**Given exercise:**
Return the data exactly, with all pictures removed.

**Provided data:**
########

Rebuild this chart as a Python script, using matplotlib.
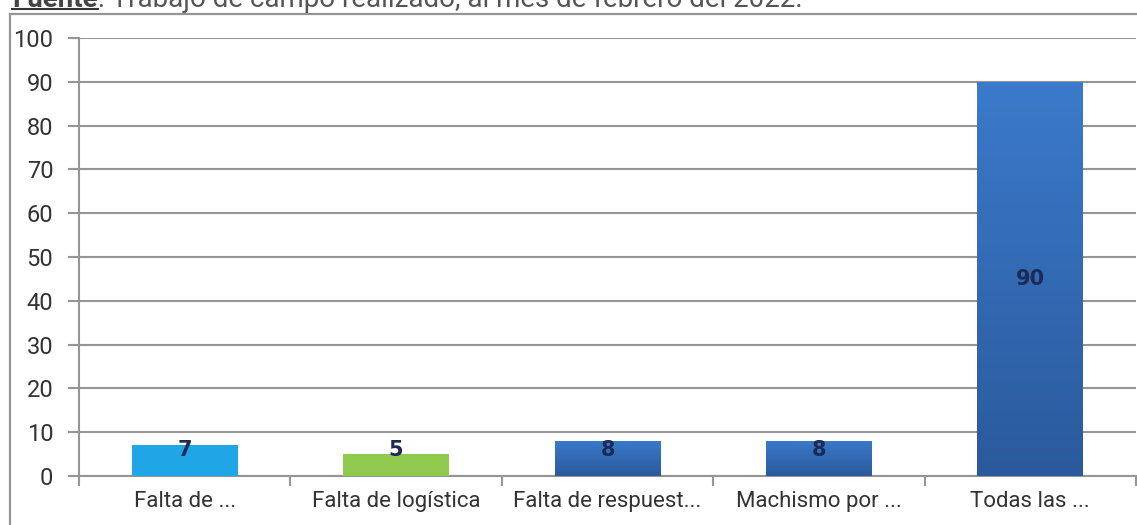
import numpy as np
import matplotlib
matplotlib.use('Agg')
import matplotlib.pyplot as plt
from matplotlib.lines import Line2D

# Datos del gráfico
categorias = ['Falta de ...', 'Falta de logística', 'Falta de respuest...', 'Machismo por ...', 'Todas las ...']
valores = [7, 5, 8, 8, 90]
colores = ['#1ea6e6', '#8fc94e', '#3470c0', '#3470c0', '#2f68b4']
yticks = [0, 10, 20, 30, 40, 50, 60, 70, 80, 90, 100]

W, H = 1137, 525
fig = plt.figure(figsize=(W / 100, H / 100), dpi=100)
fig.patch.set_facecolor('white')

# Marco exterior
gris = '#959595'
fig.add_artist(Line2D([10 / W, 10 / W], [0, 1 - 14 / H], transform=fig.transFigure, color=gris, lw=1.6))
fig.add_artist(Line2D([10 / W, 1], [1 - 14 / H, 1 - 14 / H], transform=fig.transFigure, color=gris, lw=1.6))

ax = fig.add_axes([79 / W, 1 - 476 / H, (1136 - 79) / W, (476 - 38) / H])
x = np.arange(len(categorias))
barras = ax.bar(x, valores, width=0.5, color=colores, zorder=3)

# Degradado suave en las barras azules
cmap = matplotlib.colors.LinearSegmentedColormap.from_list('g', ['#2a5a9c', '#3b7acb'])
for b, c in zip(barras, colores):
    if c in ('#3470c0', '#2f68b4'):
        grad = np.linspace(0, 1, 100).reshape(-1, 1)
        bx, by = b.get_x(), b.get_y()
        im = ax.imshow(grad, cmap=cmap, aspect='auto', origin='lower',
                       extent=[bx, bx + b.get_width(), by, by + b.get_height()], zorder=3.5)
        im.set_clip_path(b)

ax.set_xlim(-0.5, len(categorias) - 0.5)
ax.set_ylim(0, 100)
ax.set_yticks(yticks)
ax.yaxis.grid(True, color=gris, lw=1.5, zorder=0)
ax.set_axisbelow(True)

ax.set_xticks(x)
ax.set_xticklabels(categorias, fontsize=16, color='#333333', family='Roboto')
ax.set_xticks(np.arange(-0.5, len(categorias)), minor=True)
ax.tick_params(axis='x', which='major', length=0, pad=11)
ax.tick_params(axis='x', which='minor', length=7, color=gris, width=1.5)
ax.tick_params(axis='y', length=8, color=gris, width=1.5, pad=10.5, labelsize=17, labelcolor='#333333')
for lbl in ax.get_yticklabels():
    lbl.set_family('Roboto')

for s in ['top', 'right']:
    ax.spines[s].set_visible(False)
for s in ['left', 'bottom']:
    ax.spines[s].set_color(gris)
    ax.spines[s].set_linewidth(1.5)

# Etiquetas de valores
for xi, v in zip(x, valores):
    y = v / 2 if v > 50 else 6
    ax.text(xi, y, str(v), ha='center', va='center', fontsize=15, fontweight='bold',
            color='#1b2b55', zorder=5)

# Fuente (cortada arriba, como en la imagen original)
t1 = fig.text(12 / W, 1 - 7 / H, 'Fuente', fontsize=20, fontweight='bold', color='#444444',
              family='Roboto', va='baseline')
fig.canvas.draw()
bb = t1.get_window_extent()
fig.add_artist(Line2D([bb.x0 / W, bb.x1 / W], [(H - 9) / H, (H - 9) / H], transform=fig.transFigure,
                      color='#333333', lw=1.5))
fig.text(bb.x1 / W, 1 - 7 / H, ': Trabajo de campo realizado, al mes de febrero del 2022.', fontsize=20,
         color='#555555', family='Roboto', va='baseline')

fig.savefig('out.png', dpi=100)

########

**Reply to the exercise:**
Rebuild this chart as a Python script, using matplotlib.
import numpy as np
import matplotlib
matplotlib.use('Agg')
import matplotlib.pyplot as plt
from matplotlib.lines import Line2D

# Datos del gráfico
categorias = ['Falta de ...', 'Falta de logística', 'Falta de respuest...', 'Machismo por ...', 'Todas las ...']
valores = [7, 5, 8, 8, 90]
colores = ['#1ea6e6', '#8fc94e', '#3470c0', '#3470c0', '#2f68b4']
yticks = [0, 10, 20, 30, 40, 50, 60, 70, 80, 90, 100]

W, H = 1137, 525
fig = plt.figure(figsize=(W / 100, H / 100), dpi=100)
fig.patch.set_facecolor('white')

# Marco exterior
gris = '#959595'
fig.add_artist(Line2D([10 / W, 10 / W], [0, 1 - 14 / H], transform=fig.transFigure, color=gris, lw=1.6))
fig.add_artist(Line2D([10 / W, 1], [1 - 14 / H, 1 - 14 / H], transform=fig.transFigure, color=gris, lw=1.6))

ax = fig.add_axes([79 / W, 1 - 476 / H, (1136 - 79) / W, (476 - 38) / H])
x = np.arange(len(categorias))
barras = ax.bar(x, valores, width=0.5, color=colores, zorder=3)

# Degradado suave en las barras azules
cmap = matplotlib.colors.LinearSegmentedColormap.from_list('g', ['#2a5a9c', '#3b7acb'])
for b, c in zip(barras, colores):
    if c in ('#3470c0', '#2f68b4'):
        grad = np.linspace(0, 1, 100).reshape(-1, 1)
        bx, by = b.get_x(), b.get_y()
        im = ax.imshow(grad, cmap=cmap, aspect='auto', origin='lower',
                       extent=[bx, bx + b.get_width(), by, by + b.get_height()], zorder=3.5)
        im.set_clip_path(b)

ax.set_xlim(-0.5, len(categorias) - 0.5)
ax.set_ylim(0, 100)
ax.set_yticks(yticks)
ax.yaxis.grid(True, color=gris, lw=1.5, zorder=0)
ax.set_axisbelow(True)

ax.set_xticks(x)
ax.set_xticklabels(categorias, fontsize=16, color='#333333', family='Roboto')
ax.set_xticks(np.arange(-0.5, len(categorias)), minor=True)
ax.tick_params(axis='x', which='major', length=0, pad=11)
ax.tick_params(axis='x', which='minor', length=7, color=gris, width=1.5)
ax.tick_params(axis='y', length=8, color=gris, width=1.5, pad=10.5, labelsize=17, labelcolor='#333333')
for lbl in ax.get_yticklabels():
    lbl.set_family('Roboto')

for s in ['top', 'right']:
    ax.spines[s].set_visible(False)
for s in ['left', 'bottom']:
    ax.spines[s].set_color(gris)
    ax.spines[s].set_linewidth(1.5)

# Etiquetas de valores
for xi, v in zip(x, valores):
    y = v / 2 if v > 50 else 6
    ax.text(xi, y, str(v), ha='center', va='center', fontsize=15, fontweight='bold',
            color='#1b2b55', zorder=5)

# Fuente (cortada arriba, como en la imagen original)
t1 = fig.text(12 / W, 1 - 7 / H, 'Fuente', fontsize=20, fontweight='bold', color='#444444',
              family='Roboto', va='baseline')
fig.canvas.draw()
bb = t1.get_window_extent()
fig.add_artist(Line2D([bb.x0 / W, bb.x1 / W], [(H - 9) / H, (H - 9) / H], transform=fig.transFigure,
                      color='#333333', lw=1.5))
fig.text(bb.x1 / W, 1 - 7 / H, ': Trabajo de campo realizado, al mes de febrero del 2022.', fontsize=20,
         color='#555555', family='Roboto', va='baseline')

fig.savefig('out.png', dpi=100)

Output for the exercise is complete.